The coefficients $\hat u_k$ of the
orthogonal gPC projection of $u$
$$
u_N(\xi)={\text{Pr}}_Nu=
\sum_{|k|=0}^N\hat u_kp_k(k)
$$
are expressed in terms of the corresponding integrals
$$
\hat u_k=
\frac1{\gamma_k}
\int u(z)p_k(z)\,\text{d}F_\xi(z).
$$

The idea is to approximate
the integrals in the expansion coefficients 
by an integration rule.

The discrete projection of the solution of the PDE, which we considered above, is
$$
w_N(\xi)=
\sum_{|k|=0}^N\hat w_kp_k(k)
$$
where the expansion coefficients are
$$
\hat w_k=\frac1{\gamma_k}
U^Q[u(\xi)p_k(\xi)]=
\frac1{\gamma_k}\sum_{j=1}^Qu(z^{(j)})p_k(z^{(j)})\alpha^{(j)}.
$$

**Proposition**
*For $u(\xi)\in L^2_{dF_\xi}(I_\xi)$,
let $u_N(\xi)$ be the gPC projection of $u$ and let
$w_N(\xi)$ be the discrete gPC projection for $u$.
Assume that the cubature rule $U^Q$ is convergent;
then as $Q\to\infty$, $\hat w_k\to\hat u_k$, for all $|k|\leq N$, and
$$
w_N(\xi)\to u_N(\xi),\quad\forall \xi.
$$*

We can estimate the error induced by $w_N$.

**Proposition**
*For $u(\xi)\in L^2_{dF_\xi}(I_\xi)$,
let $u_N(\xi)$ be the gPC projection of $u$ and let
$w_N(\xi)$ be the discrete gPC projection for $u$.
Then,
$$
\|w_N(\xi)-u(\xi)\|_{L^2_{dF_\xi}}\leq
\|u_N(\xi)-u(\xi)\|_{L^2_{dF_\xi}}+
\|w_N(\xi)-u_N(\xi)\|_{L^2_{dF_\xi}}.
$$*

The first term of the error is the gPC projection error induced by using finite-order ($N^{\text{th}}$-order) polynomials. The second term of the error is the difference between the continuous gPC projection and the discrete projection and is caused by using a cubature rule with finite accuracy.
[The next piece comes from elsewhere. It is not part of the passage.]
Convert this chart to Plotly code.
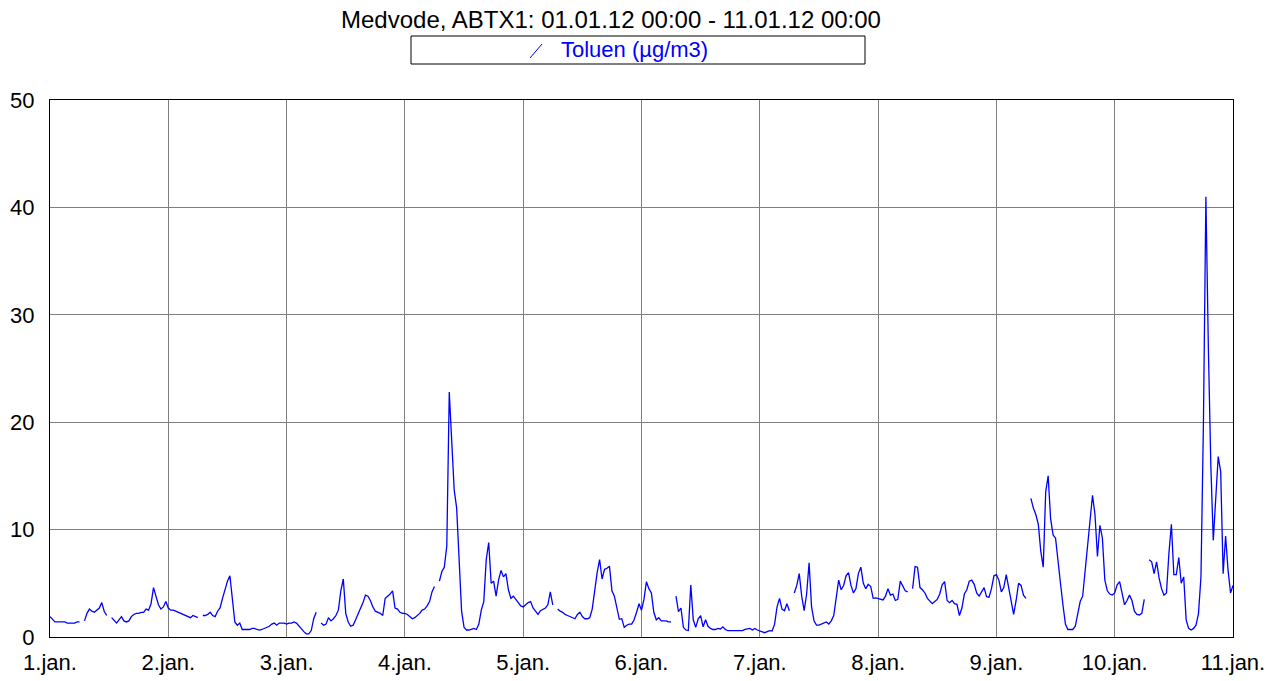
import pandas as pd
import plotly.graph_objects as go

title_text = "Medvode, ABTX1: 01.01.12 00:00 - 11.01.12 00:00"
series_name = "Toluen (µg/m3)"
start_time = "2012-01-01 00:00"
end_time = "2012-01-11 00:00"
step = "30min"
day_labels = ["1.jan.", "2.jan.", "3.jan.", "4.jan.", "5.jan.", "6.jan.",
              "7.jan.", "8.jan.", "9.jan.", "10.jan.", "11.jan."]
y_ticks = [0, 10, 20, 30, 40, 50]

# half-hourly values, None = missing measurement
day1 = [1.9, 1.6, 1.4, 1.4, 1.4, 1.4, 1.4, 1.3, 1.3, 1.3, 1.3, 1.4,
        1.4, None, 1.5, 2.2, 2.6, 2.4, 2.3, 2.5, 2.7, 3.2, 2.4, 2.0,
        None, 1.8, 1.5, 1.3, 1.6, 1.9, 1.5, 1.4, 1.5, 1.9, 2.1, 2.2,
        2.2, 2.3, 2.3, 2.6, 2.5, 3.1, 4.6, 3.8, 3.0, 2.6, 2.8, 3.3]
day2 = [2.7, 2.5, 2.5, 2.4, 2.3, 2.2, 2.1, 2.0, 1.9, 1.8, 2.0, 1.9,
        1.8, None, 2.0, 2.0, 2.1, 2.3, 2.0, 1.9, 2.4, 2.7, 3.6, 4.5,
        5.2, 5.7, 3.2, 1.4, 1.1, 1.3, 0.7, 0.7, 0.7, 0.7, 0.8, 0.8,
        0.7, 0.65, 0.7, 0.8, 0.9, 1.0, 1.2, 1.3, 1.1, 1.3, 1.3, 1.3]
day3 = [1.2, 1.3, 1.3, 1.4, 1.3, 1.0, 0.8, 0.5, 0.3, 0.3, 0.6, 1.7,
        2.3, None, 1.3, 1.1, 1.2, 1.8, 1.5, 1.7, 2.0, 2.5, 4.3, 5.4,
        2.2, 1.4, 1.0, 1.1, 1.6, 2.1, 2.6, 3.2, 3.9, 3.8, 3.4, 2.8,
        2.4, 2.3, 2.2, 2.0, 3.6, 3.8, 4.0, 4.3, 2.7, 2.6, 2.3, 2.2]
day4 = [2.2, 2.1, 1.9, 1.7, 1.8, 2.0, 2.2, 2.5, 2.6, 2.9, 3.3, 4.2,
        4.7, None, 5.2, 6.1, 6.5, 8.5, 22.8, 18.0, 13.7, 12.0, 7.0, 2.4,
        0.9, 0.65, 0.65, 0.7, 0.8, 0.7, 1.2, 2.5, 3.3, 7.2, 8.8, 5.0,
        5.2, 3.8, 5.3, 6.2, 5.6, 5.9, 4.4, 3.6, 3.8, 3.5, 3.2, 2.9]
day5 = [2.8, 3.0, 3.2, 3.3, 2.7, 2.4, 2.1, 2.45, 2.6, 2.7, 3.0, 4.2,
        3.0, None, 2.6, 2.4, 2.3, 2.1, 2.0, 1.9, 1.8, 1.7, 2.1, 2.3,
        1.9, 1.7, 1.7, 1.8, 2.6, 4.5, 6.0, 7.2, 5.4, 6.3, 6.4, 6.6,
        4.3, 3.8, 2.7, 1.65, 1.7, 0.9, 1.1, 1.2, 1.2, 1.6, 2.3, 3.1]
day6 = [2.5, 3.5, 5.15, 4.5, 4.1, 2.3, 1.6, 1.8, 1.5, 1.5, 1.5, 1.4,
        1.4, None, 3.8, 2.35, 2.7, 0.9, 0.65, 0.6, 4.85, 1.6, 0.9, 1.7,
        2.0, 0.95, 1.6, 1.0, 0.8, 0.7, 0.7, 0.8, 0.75, 0.95, 0.7, 0.6,
        0.6, 0.6, 0.6, 0.65, 0.65, 0.6, 0.7, 0.75, 0.8, 0.65, 0.8, 0.65]
day7 = [0.55, 0.45, 0.4, 0.5, 0.6, 0.55, 1.2, 2.8, 3.6, 2.6, 2.45, 3.1,
        2.45, None, 4.1, 4.8, 5.9, 3.8, 2.45, 4.0, 6.9, 2.8, 1.5, 1.1,
        1.1, 1.2, 1.3, 1.4, 1.2, 1.5, 2.0, 3.8, 5.3, 4.4, 4.8, 5.7,
        6.0, 4.8, 4.1, 4.5, 5.9, 6.5, 5.0, 4.5, 4.9, 4.7, 3.6, 3.65]
day8 = [3.6, 3.5, 3.45, 3.8, 4.5, 3.9, 4.0, 3.4, 3.5, 5.2, 4.7, 4.3,
        4.2, None, 4.5, 6.55, 6.5, 4.6, 4.4, 4.1, 3.6, 3.3, 3.1, 3.3,
        3.5, 4.0, 4.85, 5.15, 3.4, 3.2, 3.4, 3.1, 3.05, 2.0, 2.7, 4.0,
        4.4, 5.2, 5.3, 4.9, 4.1, 3.8, 4.2, 4.6, 3.75, 3.7, 4.5, 5.7]
day9 = [5.8, 5.3, 4.2, 4.6, 5.8, 4.6, 3.2, 2.1, 3.4, 5.0, 4.8, 3.9,
        3.6, None, 12.9, 12.0, 11.4, 10.5, 8.0, 6.5, 13.5, 15.0, 11.0, 9.5,
        9.2, 6.9, 5.0, 3.0, 1.2, 0.7, 0.7, 0.7, 1.0, 2.2, 3.3, 3.8,
        6.2, 8.5, 11.2, 13.2, 11.4, 7.5, 10.4, 9.2, 5.3, 4.3, 4.0, 3.9]
day10 = [4.1, 4.85, 5.15, 4.0, 3.0, 3.4, 3.9, 3.4, 2.4, 2.1, 2.05, 2.2,
         3.5, None, 7.2, 7.0, 5.9, 7.0, 5.5, 4.5, 3.9, 4.1, 7.8, 10.5,
         5.8, 5.8, 7.4, 5.0, 5.6, 1.6, 0.8, 0.65, 0.8, 1.1, 2.2, 5.6,
         19.9, 41.0, 27.0, 16.0, 9.0, 12.75, 16.8, 15.4, 5.9, 9.4, 6.2, 4.1]
final_value = [4.8]

values = day1 + day2 + day3 + day4 + day5 + day6 + day7 + day8 + day9 + day10 + final_value
times = pd.date_range(start_time, periods=len(values), freq=step)
tick_dates = pd.date_range(start_time, periods=len(day_labels), freq="D")

FONT = "Liberation Sans, Arial, sans-serif"
W, H = 1278, 681
ML, MR, MT, MB = 50, 45, 100, 44
PW, PH = W - ML - MR, H - MT - MB


def px(x):
    return (x - ML) / PW


def py(y):
    return (H - MB - y) / PH


fig = go.Figure()
fig.add_trace(go.Scatter(
    x=times, y=values, mode="lines", name=series_name,
    line=dict(color="#0000FF", width=1.3),
    connectgaps=False, showlegend=False,
))

grid = "#7f7f7f"
fig.update_xaxes(
    type="date", range=[start_time, end_time],
    tickmode="array", tickvals=tick_dates, ticktext=day_labels,
    showgrid=True, gridcolor=grid, gridwidth=1,
    showline=True, linecolor="black", linewidth=1, mirror=True,
    ticks="", zeroline=False, ticklabelstandoff=6, automargin=False,
    tickfont=dict(family=FONT, size=22, color="black"),
)
fig.update_yaxes(
    range=[0, 50], tickmode="array", tickvals=y_ticks,
    showgrid=True, gridcolor=grid, gridwidth=1,
    showline=True, linecolor="black", linewidth=1, mirror=True,
    ticks="", zeroline=False, ticklabelstandoff=10, automargin=False,
    tickfont=dict(family=FONT, size=22, color="black"),
)

fig.update_layout(
    width=W, height=H,
    margin=dict(l=ML, r=MR, t=MT, b=MB, autoexpand=False),
    paper_bgcolor="white", plot_bgcolor="white",
    font=dict(family=FONT, size=22, color="black"),
    title=dict(text=title_text, xref="paper", x=px(611), xanchor="center",
               yref="container", y=1 - 20 / H, yanchor="middle",
               font=dict(family=FONT, size=24, color="black")),
    shapes=[
        dict(type="rect", xref="paper", yref="paper",
             x0=px(411), x1=px(865), y0=py(64), y1=py(36),
             line=dict(color="black", width=1), fillcolor="white", layer="above"),
        dict(type="line", xref="paper", yref="paper",
             x0=px(530), x1=px(542), y0=py(58), y1=py(44),
             line=dict(color="#0000FF", width=1), layer="above"),
    ],
    annotations=[dict(text=series_name, xref="paper", yref="paper",
                      x=px(559), y=py(50), xanchor="left", yanchor="middle",
                      showarrow=False,
                      font=dict(family=FONT, size=22, color="#0000FF"))],
)

fig.write_html(
    "out.html",
    config={"displayModeBar": False},
    post_script="document.body.style.margin='0';document.body.style.overflow='hidden';",
)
We can express the second error as
$$
\epsilon^Q_N:=
\|w_N(\xi)-u_N(\xi)\|_{L^2_{dF_\xi}}
$$
$$=
\left(\sum_{|k|=0}^N(\hat w_k-\hat u_k)^2\gamma_k\right)^{\frac12}.
$$

 A distinct feature of the discrete projection approach is that one can compute only the coefficients that are important for a given problem without evaluating the rest of the expansion coefficients. This may happen, for example, when global sensitivity is required for some input random variables $\xi$. This is in contrast to the gPC Galerkin method, where all the gPC coefficients are coupled and solved simultaneously.